The Premadasa Presidency was no golden-age. It was a time of creative ferment during which a President, who knew the devastating power of poverty and homelessness, made consistent efforts to transform the politico-economic-social landscape by turning the poor into a new middle-class. According to Brazilian political-scientist AndrĂ© Singer, the urban-poor prefer ‘state intervention to reduce inequality’ rather than ‘social movements that can upset order’ (America’s Programme – 14.10.2010). Consequently, a development strategy which improves their condition can turn have-nots into a potent force for politico-economic stability. That the poor can become a system-stabiliser is the message indicated in a road-side ad by a multinational bank announcing that many of world’s millionaires came from the informal sector (pavement-vendors et al). Ranasinghe Premadasa knew that systemic stability was best served by bringing the poor in as stakeholders, rather than effecting/exacerbating their exclusion.

Today, Sri Lanka is being herded in the opposite direction by a regime which has embraced majoritarian-supremacism as the path to absolute and long-term power. A democracy cannot be dismantled from within without discarding the principle of universal rights and re-embracing the belief that some people have greater rights than others. An extremely effective way of doing this is by re-imaging the target-group as an obstacle to some ‘national’ goal. Thus in today’s Sri Lanka, the poor are being re-imaged as economic burdens, political impediments and health/moral hazards. Constant attempts are being made to create a link in the public-psyche between the urban poor and various societal ills from crime and drugs to flooding and dengue.

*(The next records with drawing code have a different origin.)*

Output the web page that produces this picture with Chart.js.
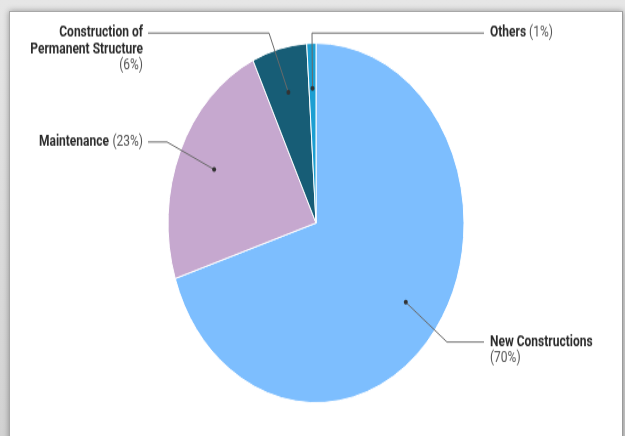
<!DOCTYPE html>
<html>
<head>
<meta charset="utf-8">
<script src="https://cdn.jsdelivr.net/npm/chart.js@4.4.1/dist/chart.umd.min.js"></script>
<style>
  html, body { margin: 0; padding: 0; }
  body {
    width: 625px; height: 436px; overflow: hidden; position: relative;
    background: linear-gradient(#e6e6e6, #d2d2d2);
  }
  #panel {
    position: absolute; left: 9px; top: 11px; width: 612px; height: 440px;
    background: #fff;
    border-left: 1px solid #a8a8a8; border-top: 1px solid #a8a8a8; border-right: 1px solid #9a9a9a;
    box-shadow: 0 0 6px rgba(0, 0, 0, 0.35);
  }
  /* the reference is stretched vertically, so the chart is too */
  #wrap {
    position: absolute; left: 0; top: 0; width: 625px; height: 359px;
    transform: scaleY(1.2145); transform-origin: 0 0;
  }
</style>
</head>
<body>
<div id="panel"></div>
<div id="wrap"><canvas id="myChart" width="625" height="359"></canvas></div>
<script>
const categories = ["New Constructions", "Maintenance", "Construction of Permanent Structure", "Others"];
const shares = [70, 23, 6, 1];
const sliceColors = ["#7dbefe", "#c6a8cf", "#175d76", "#1c9fd2"];

// where each label sits (side, elbow of the leader line, first text line)
const labelLayout = [
  { side: "right", lines: ["New Constructions"], pctBelow: true, elbowX: 447, y: 281.6 },
  { side: "left", lines: ["Maintenance"], pctBelow: false, elbowX: 167, y: 116.9 },
  { side: "left", lines: ["Construction of", "Permanent Structure"], pctBelow: true, elbowX: 269, y: 27.2 },
  { side: "right", lines: ["Others"], pctBelow: false, elbowX: 312, y: 27.2 }
];

var leaderLabels = {
  id: "leaderLabels",
  afterDatasetsDraw: function (chart) {
    var ctx = chart.ctx;
    var meta = chart.getDatasetMeta(0);
    var lineH = 13.4;
    ctx.save();
    meta.data.forEach(function (arc, i) {
      var p = arc.getProps(["x", "y", "startAngle", "endAngle", "outerRadius"], true);
      var mid = (p.startAngle + p.endAngle) / 2;
      var dx = p.x + Math.cos(mid) * p.outerRadius * 0.75;
      var dy = p.y + Math.sin(mid) * p.outerRadius * 0.75;
      var lay = labelLayout[i];
      var pct = "(" + shares[i] + "%)";
      var lineEnd = lay.side === "right" ? 484 : 148;
      var textX = lay.side === "right" ? 490 : 143;

      // leader line
      ctx.strokeStyle = "#6a6a6a";
      ctx.lineWidth = 1;
      ctx.beginPath();
      ctx.moveTo(dx, dy);
      ctx.lineTo(lay.elbowX, lay.y);
      ctx.lineTo(lineEnd, lay.y);
      ctx.stroke();

      // dot
      ctx.fillStyle = "#333";
      ctx.beginPath();
      ctx.arc(dx, dy, 2, 0, Math.PI * 2);
      ctx.fill();

      // text
      ctx.textBaseline = "middle";
      ctx.textAlign = lay.side === "right" ? "left" : "right";
      var boldFont = "bold 12px Roboto";
      var normFont = "12px Roboto";
      lay.lines.forEach(function (t, k) {
        var ty = lay.y + k * lineH;
        if (!lay.pctBelow && k === lay.lines.length - 1) {
          ctx.font = normFont;
          var pw = ctx.measureText(pct).width;
          ctx.font = boldFont;
          var nw = ctx.measureText(t + " ").width;
          if (lay.side === "right") {
            ctx.fillStyle = "#2b2b2b";
            ctx.fillText(t, textX, ty);
            ctx.font = normFont;
            ctx.fillStyle = "#555";
            ctx.fillText(pct, textX + nw, ty);
          } else {
            ctx.font = normFont;
            ctx.fillStyle = "#555";
            ctx.fillText(pct, textX, ty);
            ctx.font = boldFont;
            ctx.fillStyle = "#2b2b2b";
            ctx.fillText(t, textX - pw - 3.5, ty);
          }
        } else {
          ctx.font = boldFont;
          ctx.fillStyle = "#2b2b2b";
          ctx.fillText(t, textX, ty);
        }
      });
      if (lay.pctBelow) {
        ctx.font = normFont;
        ctx.fillStyle = "#555";
        ctx.fillText(pct, textX, lay.y + lay.lines.length * lineH);
      }
    });
    ctx.restore();
  }
};

var ctx = document.getElementById("myChart").getContext("2d");
var chart = new Chart(ctx, {
  type: "pie",
  data: {
    labels: categories,
    datasets: [
      {
        data: shares,
        backgroundColor: sliceColors,
        borderColor: "#ffffff",
        borderWidth: 1,
        radius: 148,
        hoverOffset: 0
      }
    ]
  },
  options: {
    responsive: false,
    devicePixelRatio: 1,
    animation: false,
    layout: { padding: { top: 35.6, bottom: 27.4, left: 100, right: 93 } },
    plugins: {
      legend: { display: false },
      tooltip: { enabled: false }
    }
  },
  plugins: [leaderLabels]
});
</script>
</body>
</html>
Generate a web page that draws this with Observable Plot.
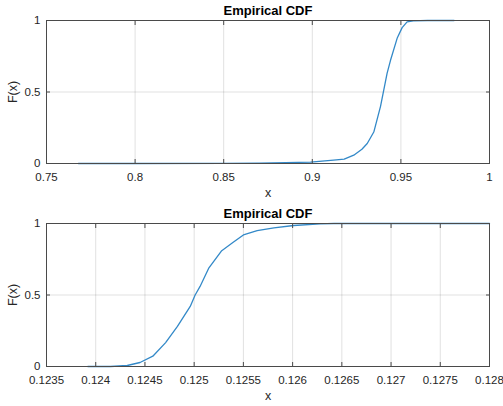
<!DOCTYPE html>
<html>
<head>
<meta charset="utf-8">
<script src="https://cdn.jsdelivr.net/npm/d3@7"></script>
<script src="https://cdn.jsdelivr.net/npm/@observablehq/plot@0.6"></script>
<style>
  html, body { margin: 0; padding: 0; background: white; }
  #chart svg { display: block; }
</style>
</head>
<body>
<div id="chart"></div>
<script>
// Top panel: empirical CDF
const x1 = [0.768, 0.80, 0.85, 0.87, 0.885, 0.899, 0.912, 0.918, 0.9234, 0.928, 0.931, 0.9347, 0.9385, 0.9422, 0.9441, 0.948, 0.9507, 0.9535, 0.957, 0.965, 0.98];
const F1 = [0, 0, 0.001, 0.003, 0.006, 0.01, 0.023, 0.03, 0.058, 0.10, 0.14, 0.22, 0.40, 0.63, 0.72, 0.88, 0.95, 0.99, 0.998, 1, 1];
const xTicks1 = [0.75, 0.8, 0.85, 0.9, 0.95, 1];

// Bottom panel: empirical CDF
const x2 = [0.12392, 0.12415, 0.12432, 0.12445, 0.12458, 0.12471, 0.12483, 0.12496, 0.12501, 0.12506, 0.12515, 0.12528, 0.1254, 0.1255, 0.12564, 0.12581, 0.12601, 0.12628, 0.12642, 0.128];
const F2 = [0, 0, 0.007, 0.028, 0.072, 0.167, 0.28, 0.42, 0.5, 0.56, 0.69, 0.81, 0.87, 0.92, 0.95, 0.97, 0.986, 0.998, 1, 1];
const xTicks2 = [0.1235, 0.124, 0.1245, 0.125, 0.1255, 0.126, 0.1265, 0.127, 0.1275, 0.128];

const yTicks = [0, 0.5, 1];
const title = "Empirical CDF";
const xLabel = "x";
const yLabel = "F(x)";

const fmt = d => String(+d.toFixed(6));

function panel(xs, Fs, xTicks) {
  const data = xs.map((x, i) => ({x, F: Fs[i]}));
  const domain = [xTicks[0], xTicks[xTicks.length - 1]];
  return Plot.plot({
    width: 503,
    height: 203,
    marginLeft: 46,
    marginRight: 14,
    marginTop: 20,
    marginBottom: 40,
    style: {fontFamily: "'Liberation Sans', Arial, sans-serif", fontSize: "11.5px", color: "#262626", background: "white"},
    x: {domain, ticks: xTicks},
    y: {domain: [0, 1], ticks: yTicks},
    marks: [
      Plot.gridX(xTicks, {stroke: "#000", strokeOpacity: 0.12}),
      Plot.gridY(yTicks, {stroke: "#000", strokeOpacity: 0.12}),
      Plot.line(data, {x: "x", y: "F", stroke: "#3389c8", strokeWidth: 1.3}),
      Plot.frame({stroke: "#4a4a4a"}),
      Plot.axisX(xTicks, {anchor: "bottom", tickSize: 0, tickPadding: 9, tickFormat: fmt, label: null}),
      Plot.axisX(xTicks, {anchor: "bottom", tickSize: -4, tickFormat: () => "", label: null, stroke: "#4a4a4a"}),
      Plot.axisX(xTicks, {anchor: "top", tickSize: -4, tickFormat: () => "", label: null, stroke: "#4a4a4a"}),
      Plot.axisY(yTicks, {anchor: "left", tickSize: 0, tickPadding: 6, tickFormat: fmt, label: null}),
      Plot.axisY(yTicks, {anchor: "left", tickSize: -4, tickFormat: () => "", label: null, stroke: "#4a4a4a"}),
      Plot.axisY(yTicks, {anchor: "right", tickSize: -4, tickFormat: () => "", label: null, stroke: "#4a4a4a"}),
      Plot.text([title], {frameAnchor: "top", lineAnchor: "middle", dy: -10, fontWeight: "bold", fontSize: 13, fill: "#000"}),
      Plot.text([xLabel], {frameAnchor: "bottom", lineAnchor: "middle", dy: 29, fontSize: 12.5, fill: "#262626"}),
      Plot.text([yLabel], {frameAnchor: "left", textAnchor: "middle", lineAnchor: "middle", dx: -34, rotate: -90, fontSize: 12.5, fill: "#262626"})
    ]
  });
}

const root = document.getElementById("chart");
root.appendChild(panel(x1, F1, xTicks1));
root.appendChild(panel(x2, F2, xTicks2));
</script>
</body>
</html>
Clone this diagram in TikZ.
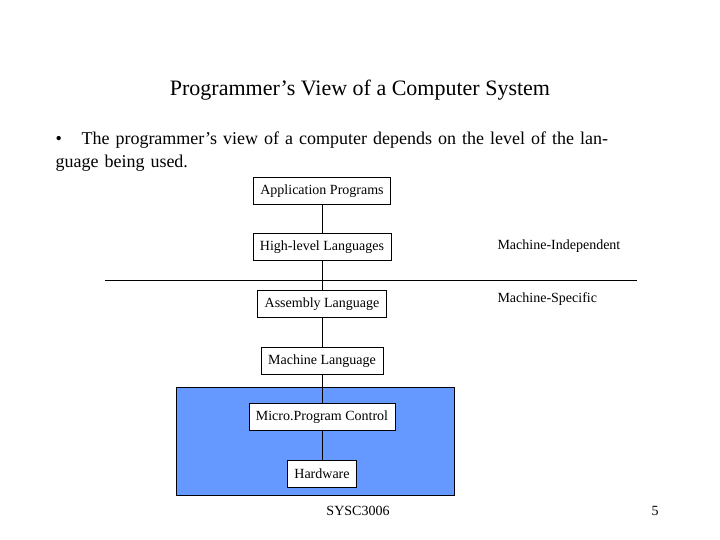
\documentclass[tikz,border=0pt]{standalone}
\usepackage{fontspec}
\setmainfont{Liberation Serif}
\usetikzlibrary{positioning}
\definecolor{hwblue}{HTML}{6699FF}

\begin{document}
\begin{tikzpicture}[x=1pt, y=-1pt,
    levelnode/.style={rectangle, draw=black, fill=white, line width=0.6pt, inner xsep=7pt, minimum height=27pt, font=\fontsize{14}{16}\selectfont},
    sidenode/.style={anchor=west, font=\fontsize{14}{16}\selectfont},
    linkline/.style={draw=black, line width=0.6pt}
   ]
   \useasboundingbox (0,0) rectangle (720,540);
   \node (title) at (360,90) {\fontsize{22}{26}\selectfont Programmer’s View of a Computer System};
   \node[anchor=north west, text width=560pt, align=left, font=\fontsize{18}{23}\selectfont] (bullet) at (52,128)
     {\hangindent=26pt\makebox[26pt][l]{•}The programmer’s view of a computer depends on the level of the language being used.};

   \fill[hwblue, draw=black, line width=0.6pt] (176,387) rectangle (454,495);

   \node[levelnode] (app)   at (322,191) {Application Programs};
   \node[levelnode] (high)  at (322,247) {High-level Languages};
   \node[levelnode] (asm)   at (322,304) {Assembly Language};
   \node[levelnode] (mach)  at (322,361) {Machine Language};
   \node[levelnode] (micro) at (322,417) {Micro.Program Control};
   \node[levelnode] (hw)    at (322,474) {Hardware};

   \draw[linkline] (app) -- (high);
   \draw[linkline] (high) -- (asm);
   \draw[linkline] (asm) -- (mach);
   \draw[linkline] (mach) -- (micro);
   \draw[linkline] (micro) -- (hw);

   \coordinate (divL) at (105,280);
   \coordinate (divR) at (637,280);
   \draw[linkline] (divL) -- (divR);

   \node[sidenode] (indep) at (494,246) {Machine-Independent};
   \node[sidenode] (spec)  at (494,299) {Machine-Specific};

   \node[font=\fontsize{14}{16}\selectfont] (course) at (358,511) {SYSC3006};
   \node[font=\fontsize{14}{16}\selectfont] (page) at (655,511) {5};
\end{tikzpicture}
\end{document}
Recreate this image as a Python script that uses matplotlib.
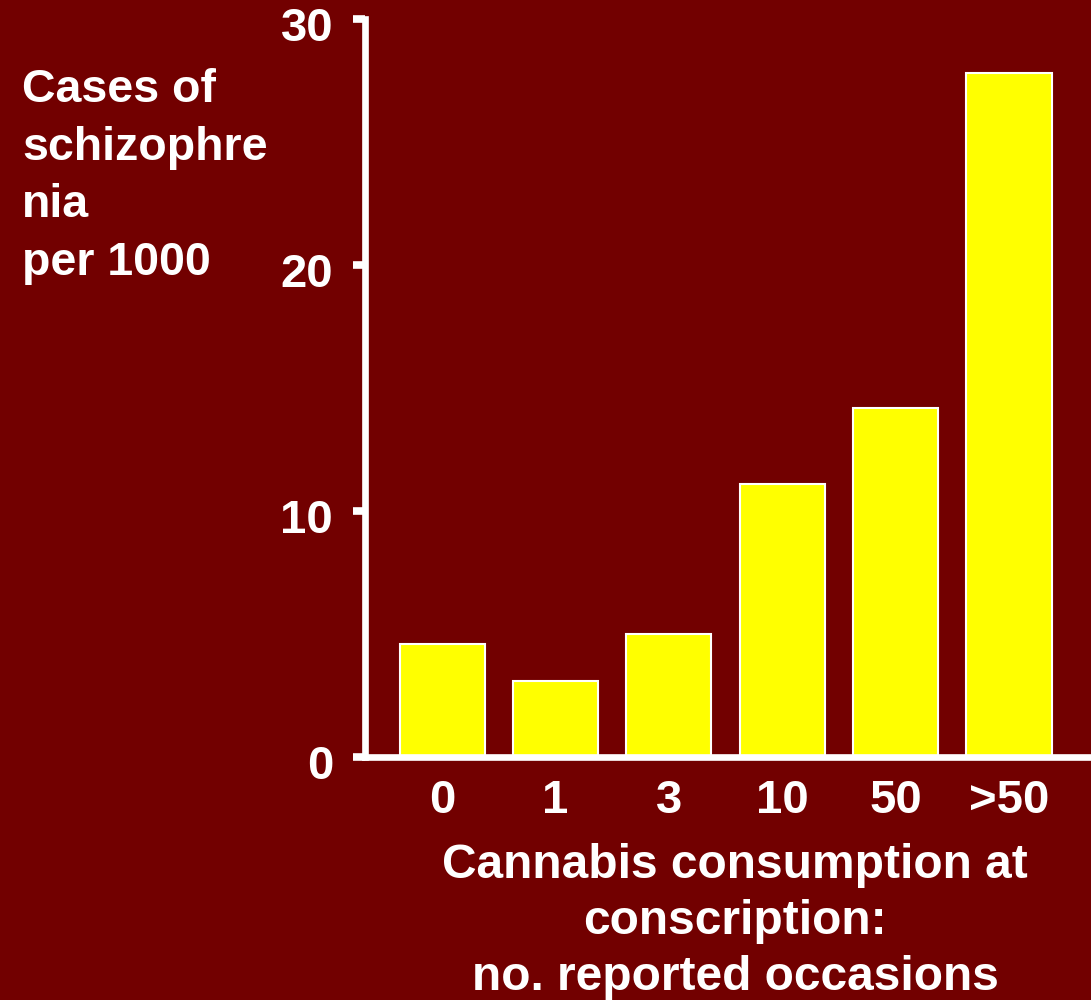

A series of Rajapaksa-engineered retrogressive tidal-waves have overwhelmed ethno-religious minorities and are threatening the urban-poor. Soon the Rajapaksa-model will need land for foreign agri-businesses and peasant small-holders in Anuradhapura will be treated no better than Colombo’s slum-dwellers or Kalpitiya’s fisher-folk. A ‘development-model’ which traduces the poor, illegalises the informal sector and threatens the homes/livelihoods of communities, in tandem with a political-strategy which treats minorities as lesser-citizens, will lead not to societal and civil peace but to their cataclysmic opposites.